Proof that there are infinitely many positive rational numbers smaller than any given positive rational number.
Your proof does not work. Indeed, subtracting $1$ from $\frac p q$ will give you a rational number, but it will be negative by assumption, so this doesn't help you (since it doesn't give you a contradiction).
A simpler approach: Explicitly state what the infinitely-many positive rationals less than $x$ are.
Hint: If $y$ is a positive rational, what can you say about $\frac{y}2$? About $\frac{y}4$? $\frac{y}8$? ...
Before diving into a proof right away, it might help to think of some examples and generalizing a pattern you find. For example, suppose $x=1/3$. Can you think of a smaller positive rational number? Well, we could do a bunch of things to make a fraction smaller. We could try decreasing the numerator $-$ but as you discovered, things might not work out if the numerator is already very small. Instead, we can try increasing the denominator. Indeed, since the integers are unbounded above, this is always possible.
Proof. We proceed by contradiction. Suppose instead that there are only finitely many positive rational numbers less than $x$. Now let $y$ be the smallest of these positive rational numbers. Observe that $y=p/q$ where $p,q\in \mathbb{Z}$ and $p,q>0$. Now consider the number: $$ z=\dfrac{p}{q+1} $$ Observe that since $q+1\in \mathbb{Z}$ and $q+1>1>0$, we know that $z$ is a positive rational number. But then we have $z<y$, contradicting the minimality of $y$. Hence, there are infinitely many positive rational numbers less than $x$, as desired.
First, you don't need Case II. If $x\in\mathbb Q_{>0}$, then you can assume, that $x=\frac{p}{q}$, where $p,q>0$.

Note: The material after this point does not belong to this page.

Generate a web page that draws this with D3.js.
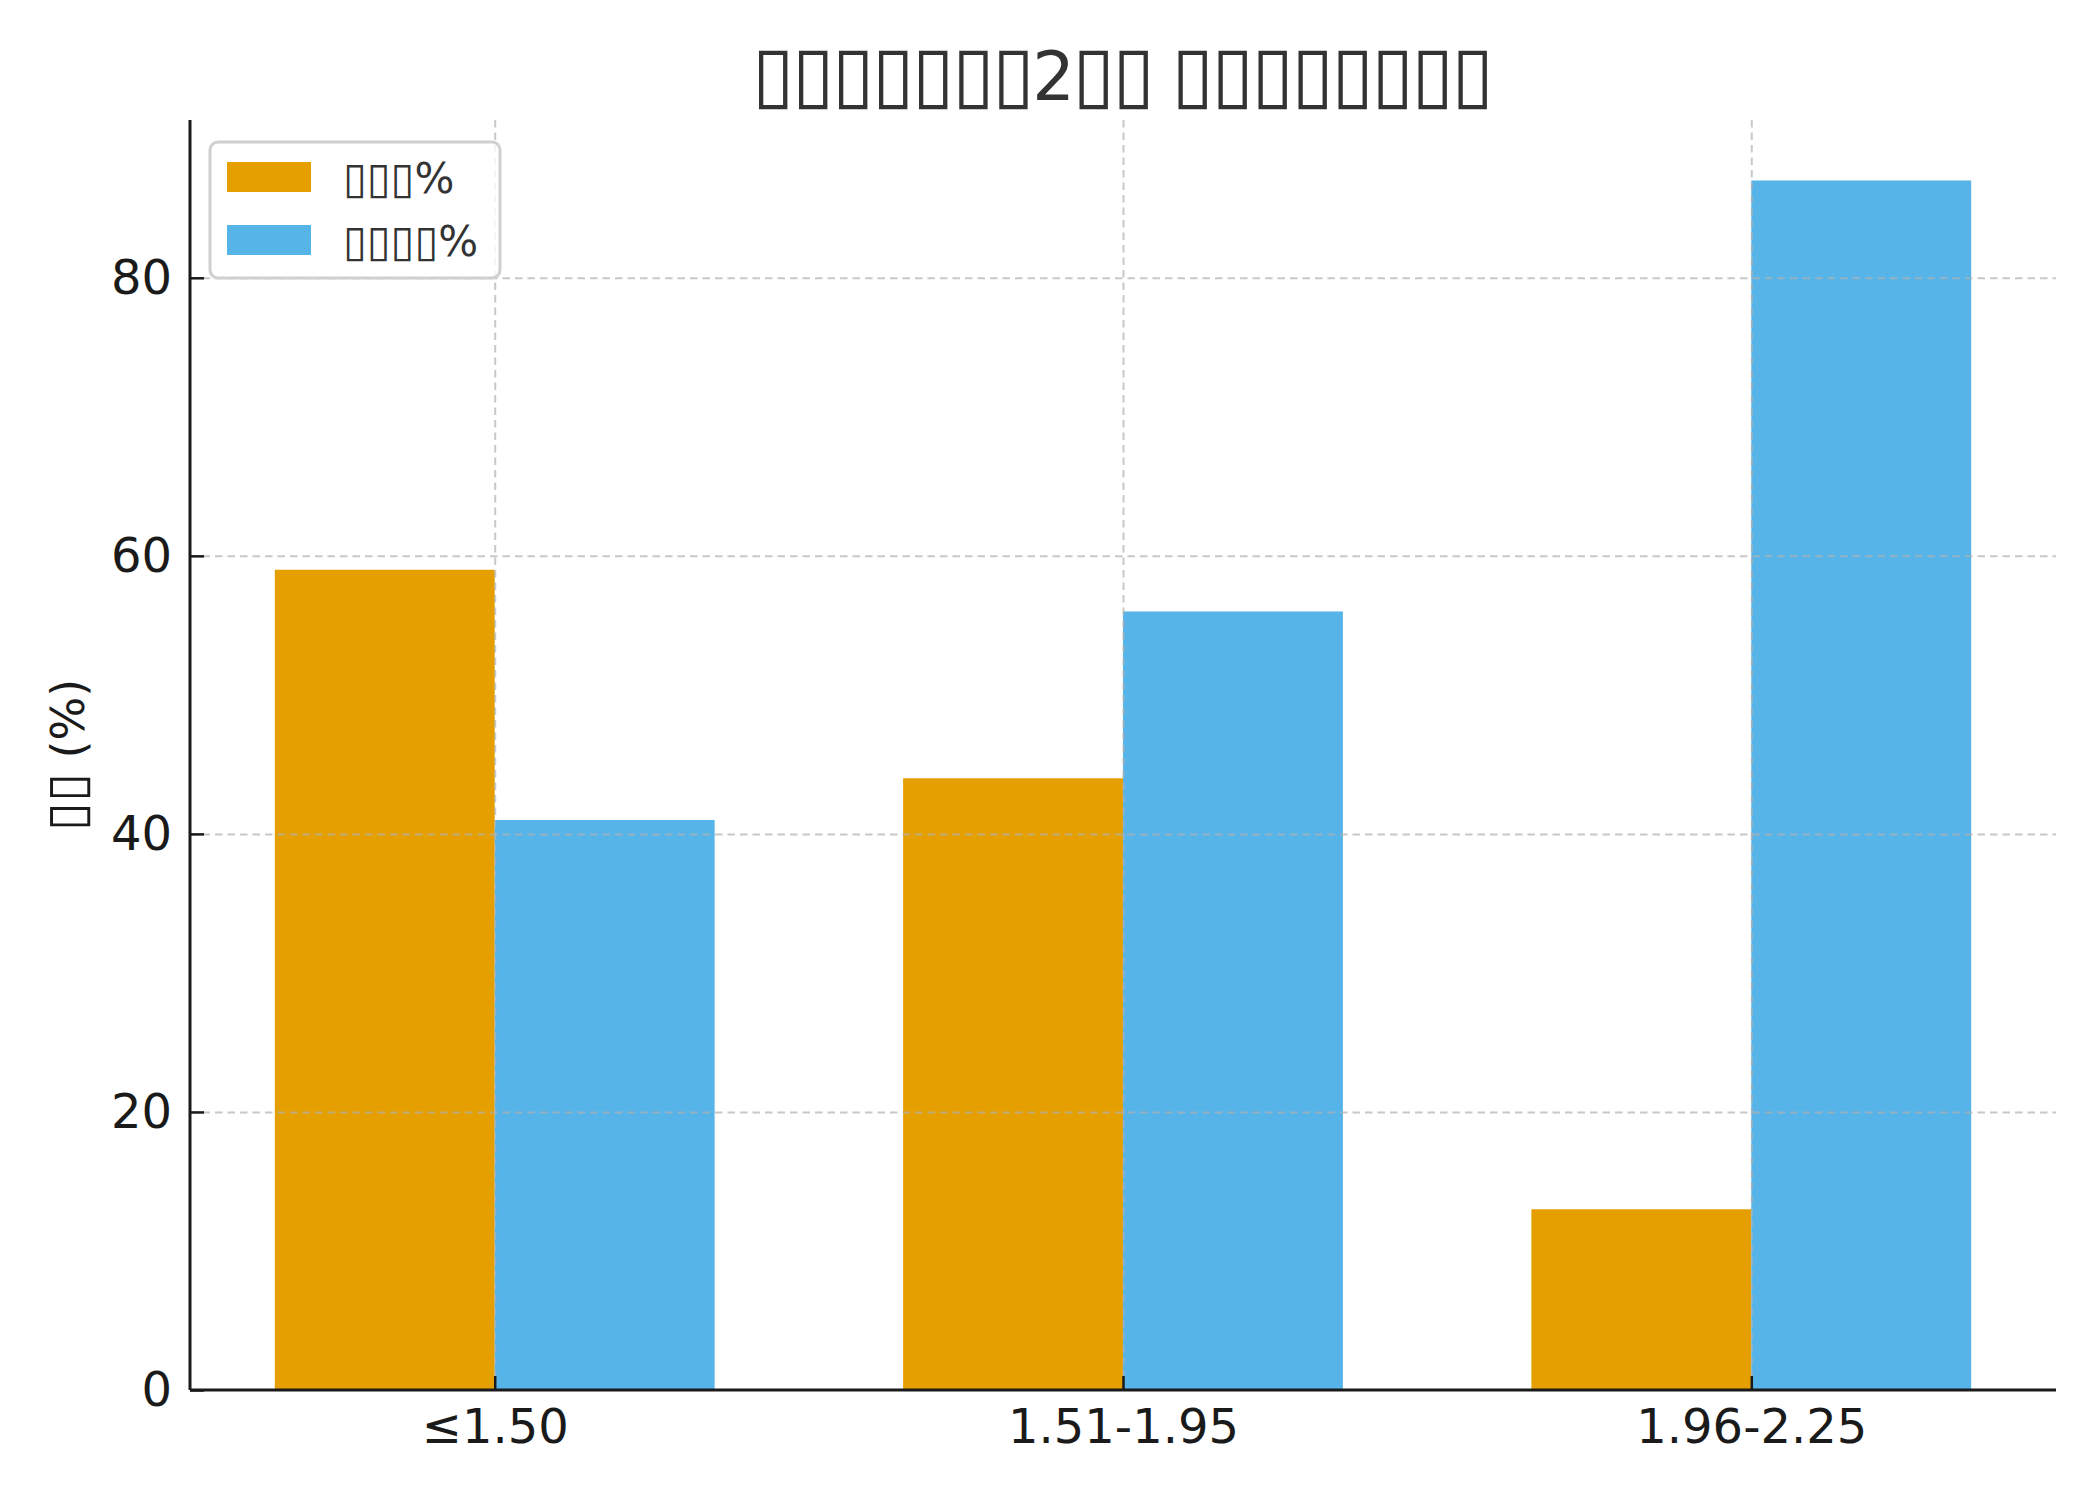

Your general idea is good: Assume, that $x$ is smallest possible and find an even smaller one, which then is a contradiction. Now let's answer your questions:
2) You already noticed, that you only proved that there is a smaller rational number, not necissarily positive. Your proof is basically "If $x$ is the smallest, then $x-1$ is smaller, a contradiction."
1) Of course, this a valid operation, it actually disproved your assumption, that $x$ was the smallest rational number.
3) is right, too. With an arbitrary $k$, you get infintely many smaller rationals.
To prove the positive case, notice, that if $x\in\mathbb Q_{>0}$, then $0<\frac{x}{k}<x$ for all $k\in\mathbb Z$.
There is no way to justify the subtraction of $1$: If $\frac{p}{q}\lt 1$, and $p$ and $q$ are positive, then indeed you showed correctly that $\frac{p-q}{q}\lt \frac{p}{q}$.
However, you did not show that $\frac{p-q}{q}$ is positive, and it will not be, for instance, if $p=3$ and $q=5$.